Harry Seip - Learning Recognizers from Experience

title:	Learning Recognizers from Experience
author:	Harry Seip
published in:	February 2007
appeared as:	Master of Science thesis Man-machine interaction group Delft University of Technology
	PDF (3817 KB)

Abstract

Learning through interaction forms a foundational aspect of learning. To construct powerful autonomous agents we need to ground their knowledge in (verifiable) observations and predictions over these observations. We call these observations experience. Reinforcement learning is a computational approach that defines problems and solutions for learning through interaction by goal-oriented agents. We provide a survey of this field as well as the mathematical foundations of reinforcement learning, Markov Decision processes. A key step towards making reinforcement learning easier to use in real world applications is the ability to use data efficiently, as well as to use data sets generated off-line in the learning process.

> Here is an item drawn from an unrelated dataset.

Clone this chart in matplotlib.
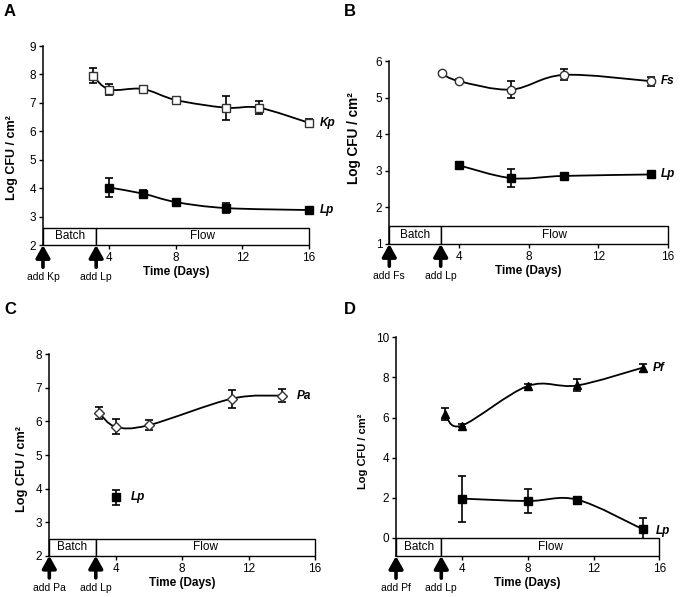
import numpy as np
import matplotlib
matplotlib.use("Agg")
from matplotlib import pyplot as plt
from matplotlib.path import Path
from matplotlib.patches import PathPatch, Rectangle

plt.rcParams["font.family"] = ["Liberation Sans", "DejaVu Sans"]

# --- datos ---
# Panel A
a_kp_x = [3, 4, 6, 8, 11, 13, 16]
a_kp_y = [7.95, 7.47, 7.49, 7.1, 6.83, 6.83, 6.3]
a_kp_e = [0.26, 0.2, 0.05, 0.05, 0.42, 0.22, 0.12]
a_lp_x = [4, 6, 8, 11, 16]
a_lp_y = [4.02, 3.81, 3.51, 3.3, 3.23]
a_lp_e = [0.32, 0.12, 0.05, 0.17, 0.05]

# Panel B
b_fs_x = [3, 4, 7, 10, 15]
b_fs_y = [5.66, 5.45, 5.22, 5.62, 5.45]
b_fs_e = [0.03, 0.05, 0.24, 0.15, 0.12]
b_lp_x = [4, 7, 10, 15]
b_lp_y = [3.15, 2.8, 2.86, 2.9]
b_lp_e = [0.05, 0.24, 0.08, 0.05]

# Panel C
c_pa_x = [3, 4, 6, 11, 14]
c_pa_y = [6.25, 5.84, 5.89, 6.68, 6.77]
c_pa_e = [0.17, 0.22, 0.15, 0.27, 0.2]
c_lp_x = [4]
c_lp_y = [3.74]
c_lp_e = [0.22]

# Panel D
d_pf_x = [3, 4, 8, 11, 15]
d_pf_y = [6.16, 5.6, 7.57, 7.6, 8.49]
d_pf_e = [0.3, 0.08, 0.08, 0.3, 0.2]
d_lp_x = [4, 8, 11, 15]
d_lp_y = [1.96, 1.84, 1.91, 0.43]
d_lp_e = [1.15, 0.6, 0.05, 0.58]

x_ticks = [4, 8, 12, 16]


def smooth_path(x, y):
    # curva Bezier tipo Excel que pasa por los puntos
    p = np.column_stack([x, y]).astype(float)
    n = len(p)
    verts = [p[0]]
    codes = [Path.MOVETO]
    for i in range(n - 1):
        p0 = p[i - 1] if i > 0 else p[i]
        p3 = p[i + 2] if i + 2 < n else p[i + 1]
        c1 = p[i] + (p[i + 1] - p0) / 6
        c2 = p[i + 1] - (p3 - p[i]) / 6
        verts += [c1, c2, p[i + 1]]
        codes += [Path.CURVE4] * 3
    return Path(verts, codes)


def serie(ax, x, y, e, marker, face, edge, ms, label, lab_dx=8, lab_dy=0):
    if len(x) > 1:
        ax.add_patch(PathPatch(smooth_path(x, y), fill=False, lw=1.3,
                               color="black", zorder=2, clip_on=False))
    eb = ax.errorbar(x, y, yerr=e, fmt="none", ecolor="black", elinewidth=1.2,
                     capsize=2.6, capthick=1.2, zorder=3)
    for art in eb.lines[1] + eb.lines[2]:
        art.set_clip_on(False)
    ax.plot(x, y, ls="none", marker=marker, ms=ms, mfc=face, mec=edge,
            mew=1.0, zorder=4, clip_on=False)
    ax.annotate(label, (x[-1], y[-1]), xytext=(lab_dx, lab_dy),
                textcoords="offset points", ha="left", va="center",
                fontsize=8.5, fontweight="bold", fontstyle="italic")


def base(ax, ylim, yticks, box_top, split, first, ylab_size, ylab_pos):
    ax.set_xlim(0, 16)
    ax.set_ylim(*ylim)
    ax.set_xticks(x_ticks)
    ax.set_yticks(yticks)
    ax.tick_params(labelsize=8.5, length=3, width=1, pad=2)
    for s in ["top", "right"]:
        ax.spines[s].set_visible(False)
    ax.spines["left"].set_linewidth(1.1)
    ax.spines["bottom"].set_linewidth(1.1)
    ax.set_ylabel("Log CFU / cm²", fontsize=ylab_size, fontweight="bold")
    ax.yaxis.set_label_coords(*ylab_pos)
    ax.set_xlabel("Time (Days)", fontsize=8.5, fontweight="bold", labelpad=1.5)
    # caja Batch / Flow
    h = box_top - ylim[0]
    ax.add_patch(Rectangle((0, ylim[0]), split, h, fc="white", ec="black",
                           lw=1, clip_on=False, zorder=5))
    ax.add_patch(Rectangle((split, ylim[0]), 16 - split, h, fc="white",
                           ec="black", lw=1, clip_on=False, zorder=5))
    ym = ylim[0] + h / 2
    ax.text(split / 2, ym, "Batch", ha="center", va="center", fontsize=8.5,
            zorder=6)
    ax.text((split + 16) / 2, ym, "Flow", ha="center", va="center",
            fontsize=8.5, zorder=6)
    # flechas de adicion
    tr = ax.get_xaxis_transform()
    for xa, txt in [(0, "add " + first), (split, "add Lp")]:
        ax.annotate("", xy=(xa, 0), xycoords=tr, xytext=(0, -16),
                    textcoords="offset points",
                    arrowprops=dict(arrowstyle="-|>,head_length=0.75,head_width=0.42",
                                    lw=2.6, color="black", shrinkA=0, shrinkB=0))
        ax.annotate(txt, (xa, 0), xycoords=tr, xytext=(0, -23),
                    textcoords="offset points", ha="center", va="center",
                    fontsize=7.5)


fig = plt.figure(figsize=(6.8, 5.97), dpi=100)
ax_a = fig.add_axes([0.0632, 0.5896, 0.391, 0.3333])
ax_b = fig.add_axes([0.5725, 0.5913, 0.4099, 0.3065])
ax_c = fig.add_axes([0.0725, 0.0692, 0.3907, 0.3373])
ax_d = fig.add_axes([0.5824, 0.0687, 0.3872, 0.3663])

base(ax_a, (2, 9), range(2, 10), 2.6, 3.2, "Kp", 9, (-0.094, 0.44))
serie(ax_a, a_kp_x, a_kp_y, a_kp_e, "s", "white", "#333333", 5.7, "Kp")
serie(ax_a, a_lp_x, a_lp_y, a_lp_e, "s", "black", "black", 5.7, "Lp")

base(ax_b, (1, 6), range(1, 7), 1.5, 2.95, "Fs", 9.8, (-0.1, 0.58))
serie(ax_b, b_fs_x, b_fs_y, b_fs_e, "o", "white", "#333333", 6, "Fs", 7)
serie(ax_b, b_lp_x, b_lp_y, b_lp_e, "s", "black", "black", 5.7, "Lp", 7)

base(ax_c, (2, 8), range(2, 9), 2.5, 2.8, "Pa", 9.2, (-0.079, 0.43))
serie(ax_c, c_pa_x, c_pa_y, c_pa_e, "D", "white", "#333333", 5, "Pa", 11)
serie(ax_c, c_lp_x, c_lp_y, c_lp_e, "s", "black", "black", 5.7, "Lp", 11)

base(ax_d, (-0.9, 10), range(0, 11, 2), 0, 2.75, "Pf", 8, (-0.106, 0.48))
serie(ax_d, d_pf_x, d_pf_y, d_pf_e, "^", "black", "black", 6, "Pf", 7)
serie(ax_d, d_lp_x, d_lp_y, d_lp_e, "s", "black", "black", 5.7, "Lp", 9, -1)

for lab, (px, py) in zip("ABCD", [(4, 12), (344, 12), (4, 310), (344, 310)]):
    fig.text(px / 680, 1 - py / 597, lab, fontsize=12, fontweight="bold",
             ha="left", va="center")

fig.savefig("out.png", dpi=100)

Off-policy learning algorithms aim to achieve this goal.
Recently, [Precup et al., 2005] proposed a framework called recognizers, which facilitates off-policy learning. Recognizers can be viewed as filters on actions, which can be applied to a data set in order to learn expected returns for different policies. In the work so far, recognizers were hand specified. In this thesis, we present the first results on learning such recognizers from data. The main idea of the approach is based on eliminating from the recognition function actions that are deemed suboptimal.
We provide theoretical results regarding the convergence in the limit to the optimal policy, as well as PAC-style convergence guarantees. We implemented our model and tested our system in different environments and under varying conditions. We provide empirical results illustrating the advantages of this approach.